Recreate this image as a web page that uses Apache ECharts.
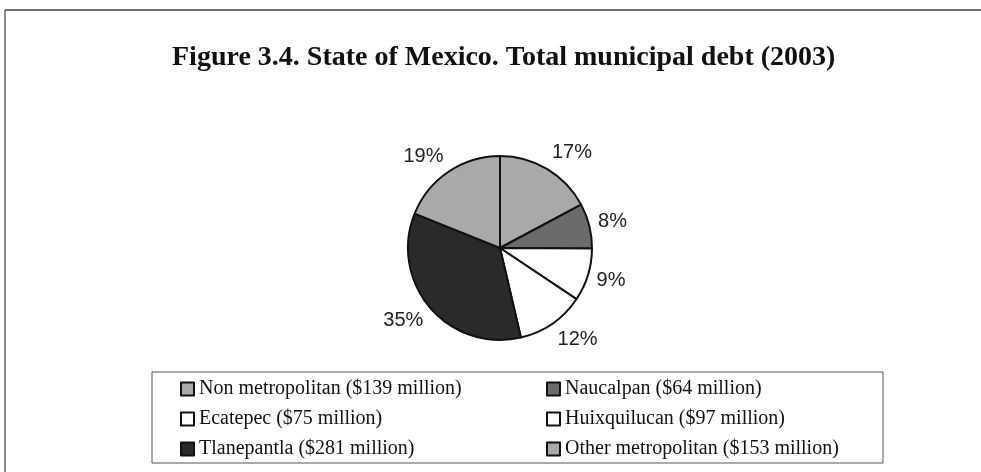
<!DOCTYPE html>
<html>
<head>
<meta charset="utf-8">
<script src="https://cdn.jsdelivr.net/npm/echarts@6/dist/echarts.min.js"></script>
<style>
  html, body { margin: 0; padding: 0; background: #fff; }
  #chart { width: 981px; height: 472px; }
</style>
</head>
<body>
<div id="chart"></div>
<script>
// Municipal debt of the State of Mexico, 2003 (millions of pesos)
const municipalities = [
  'Non metropolitan ($139 million)',
  'Naucalpan ($64 million)',
  'Ecatepec ($75 million)',
  'Huixquilucan ($97 million)',
  'Tlanepantla ($281 million)',
  'Other metropolitan ($153 million)'
];
const debtMillions = [139, 64, 75, 97, 281, 153];
const sliceColors = ['#a9a9a9', '#6b6b6b', '#ffffff', '#ffffff', '#2a2a2a', '#a9a9a9'];

// Legend is laid out in two columns
const legendLeftColumn = [municipalities[0], municipalities[2], municipalities[4]];
const legendRightColumn = [municipalities[1], municipalities[3], municipalities[5]];

const PIE_CENTER = [500, 248];
const PIE_RADIUS = 92;
const LABEL_GAP = 9;

// Mid angle of every slice (radians, measured clockwise from 12 o'clock)
const total = debtMillions.reduce(function (a, b) { return a + b; }, 0);
const midAngles = [];
(function () {
  let acc = 0;
  debtMillions.forEach(function (v) {
    midAngles.push(((acc + v / 2) / total) * Math.PI * 2);
    acc += v;
  });
})();

// Place each percentage label just outside the rim along the slice's
// mid direction: pushed sideways by its full width, vertically by a
// share of its height that follows the direction.
function placeLabel(p) {
  const a = midAngles[p.dataIndex];
  const dx = Math.sin(a), dy = -Math.cos(a);
  const cx = PIE_CENTER[0] + (PIE_RADIUS + LABEL_GAP) * dx;
  const cy = PIE_CENTER[1] + (PIE_RADIUS + LABEL_GAP) * dy;
  const w = p.labelRect.width, h = p.labelRect.height;
  return {
    x: dx >= 0 ? cx : cx - w,
    y: cy + dy * h / 2 - h / 2,
    align: 'left',
    verticalAlign: 'top'
  };
}

const chart = echarts.init(document.getElementById('chart'), null, { renderer: 'canvas' });

const legendText = {
  fontFamily: '"Liberation Serif", "Times New Roman", serif',
  fontSize: 20,
  color: '#111',
  lineHeight: 20
};
const legendCommon = {
  orient: 'vertical',
  icon: 'rect',
  padding: 0,
  itemWidth: 13,
  itemHeight: 13,
  itemGap: 10,
  selectedMode: false,
  textStyle: legendText,
  itemStyle: { borderColor: '#111', borderWidth: 2 }
};

chart.setOption({
  animation: false,
  backgroundColor: '#fff',
  title: {
    text: 'Figure 3.4. State of Mexico. Total municipal debt (2003)',
    left: 167,
    top: 39,
    textStyle: {
      fontFamily: '"Liberation Serif", "Times New Roman", serif',
      fontWeight: 'bold',
      fontSize: 28,
      color: '#111'
    }
  },
  graphic: [
    // outer frame (top and left edges)
    { type: 'line', shape: { x1: 5, y1: 10, x2: 981, y2: 10 }, style: { stroke: '#444', lineWidth: 1.5 } },
    { type: 'line', shape: { x1: 5, y1: 10, x2: 5, y2: 472 }, style: { stroke: '#666', lineWidth: 1.5 } },
    // legend box
    { type: 'rect', shape: { x: 152, y: 372, width: 731, height: 91 }, style: { fill: 'none', stroke: '#555', lineWidth: 1 }, z: 0 }
  ],
  legend: [
    Object.assign({ left: 180, top: 379, data: legendLeftColumn }, legendCommon),
    Object.assign({ left: 546, top: 379, data: legendRightColumn }, legendCommon)
  ],
  series: [{
    type: 'pie',
    center: PIE_CENTER,
    radius: PIE_RADIUS,
    startAngle: 90,
    clockwise: true,
    silent: true,
    color: sliceColors,
    itemStyle: { borderColor: '#111', borderWidth: 2 },
    label: {
      show: true,
      position: 'outside',
      formatter: function (p) { return Math.round(p.percent) + '%'; },
      fontFamily: '"Liberation Sans", Arial, sans-serif',
      fontSize: 20,
      color: '#222'
    },
    labelLine: { show: false, length: 10, length2: 0 },
    labelLayout: placeLabel,
    data: municipalities.map(function (name, i) {
      return { name: name, value: debtMillions[i] };
    })
  }]
});
</script>
</body>
</html>
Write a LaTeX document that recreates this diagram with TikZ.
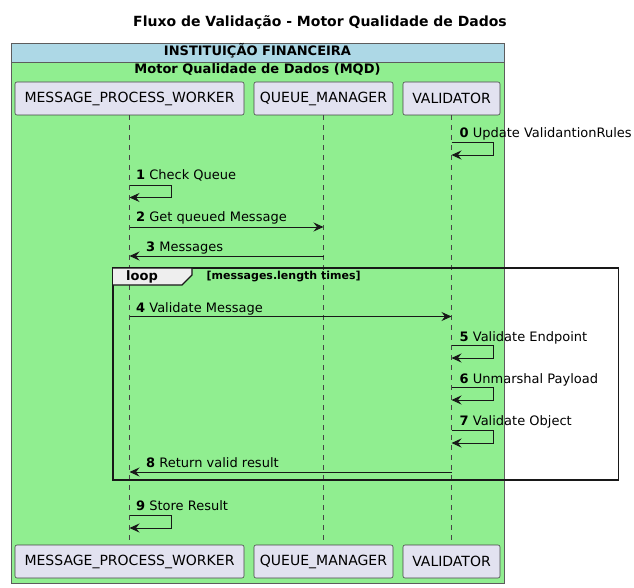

What to work on:
Quote the full listing above word for word; exclude every picture from the copy.

The solution:
Recreate this image as a web page that uses Apache ECharts.
<!DOCTYPE html>
<html>
<head>
<meta charset="utf-8">
<script src="https://cdn.jsdelivr.net/npm/echarts@6/dist/echarts.min.js"></script>
<style>
  html, body { margin: 0; padding: 0; background: #fff; }
  #chart { width: 981px; height: 472px; }
</style>
</head>
<body>
<div id="chart"></div>
<script>
// Municipal debt of the State of Mexico, 2003 (millions of pesos)
const municipalities = [
  'Non metropolitan ($139 million)',
  'Naucalpan ($64 million)',
  'Ecatepec ($75 million)',
  'Huixquilucan ($97 million)',
  'Tlanepantla ($281 million)',
  'Other metropolitan ($153 million)'
];
const debtMillions = [139, 64, 75, 97, 281, 153];
const sliceColors = ['#a9a9a9', '#6b6b6b', '#ffffff', '#ffffff', '#2a2a2a', '#a9a9a9'];

// Legend is laid out in two columns
const legendLeftColumn = [municipalities[0], municipalities[2], municipalities[4]];
const legendRightColumn = [municipalities[1], municipalities[3], municipalities[5]];

const PIE_CENTER = [500, 248];
const PIE_RADIUS = 92;
const LABEL_GAP = 9;

// Mid angle of every slice (radians, measured clockwise from 12 o'clock)
const total = debtMillions.reduce(function (a, b) { return a + b; }, 0);
const midAngles = [];
(function () {
  let acc = 0;
  debtMillions.forEach(function (v) {
    midAngles.push(((acc + v / 2) / total) * Math.PI * 2);
    acc += v;
  });
})();

// Place each percentage label just outside the rim along the slice's
// mid direction: pushed sideways by its full width, vertically by a
// share of its height that follows the direction.
function placeLabel(p) {
  const a = midAngles[p.dataIndex];
  const dx = Math.sin(a), dy = -Math.cos(a);
  const cx = PIE_CENTER[0] + (PIE_RADIUS + LABEL_GAP) * dx;
  const cy = PIE_CENTER[1] + (PIE_RADIUS + LABEL_GAP) * dy;
  const w = p.labelRect.width, h = p.labelRect.height;
  return {
    x: dx >= 0 ? cx : cx - w,
    y: cy + dy * h / 2 - h / 2,
    align: 'left',
    verticalAlign: 'top'
  };
}

const chart = echarts.init(document.getElementById('chart'), null, { renderer: 'canvas' });

const legendText = {
  fontFamily: '"Liberation Serif", "Times New Roman", serif',
  fontSize: 20,
  color: '#111',
  lineHeight: 20
};
const legendCommon = {
  orient: 'vertical',
  icon: 'rect',
  padding: 0,
  itemWidth: 13,
  itemHeight: 13,
  itemGap: 10,
  selectedMode: false,
  textStyle: legendText,
  itemStyle: { borderColor: '#111', borderWidth: 2 }
};

chart.setOption({
  animation: false,
  backgroundColor: '#fff',
  title: {
    text: 'Figure 3.4. State of Mexico. Total municipal debt (2003)',
    left: 167,
    top: 39,
    textStyle: {
      fontFamily: '"Liberation Serif", "Times New Roman", serif',
      fontWeight: 'bold',
      fontSize: 28,
      color: '#111'
    }
  },
  graphic: [
    // outer frame (top and left edges)
    { type: 'line', shape: { x1: 5, y1: 10, x2: 981, y2: 10 }, style: { stroke: '#444', lineWidth: 1.5 } },
    { type: 'line', shape: { x1: 5, y1: 10, x2: 5, y2: 472 }, style: { stroke: '#666', lineWidth: 1.5 } },
    // legend box
    { type: 'rect', shape: { x: 152, y: 372, width: 731, height: 91 }, style: { fill: 'none', stroke: '#555', lineWidth: 1 }, z: 0 }
  ],
  legend: [
    Object.assign({ left: 180, top: 379, data: legendLeftColumn }, legendCommon),
    Object.assign({ left: 546, top: 379, data: legendRightColumn }, legendCommon)
  ],
  series: [{
    type: 'pie',
    center: PIE_CENTER,
    radius: PIE_RADIUS,
    startAngle: 90,
    clockwise: true,
    silent: true,
    color: sliceColors,
    itemStyle: { borderColor: '#111', borderWidth: 2 },
    label: {
      show: true,
      position: 'outside',
      formatter: function (p) { return Math.round(p.percent) + '%'; },
      fontFamily: '"Liberation Sans", Arial, sans-serif',
      fontSize: 20,
      color: '#222'
    },
    labelLine: { show: false, length: 10, length2: 0 },
    labelLayout: placeLabel,
    data: municipalities.map(function (name, i) {
      return { name: name, value: debtMillions[i] };
    })
  }]
});
</script>
</body>
</html>
Write a LaTeX document that recreates this diagram with TikZ.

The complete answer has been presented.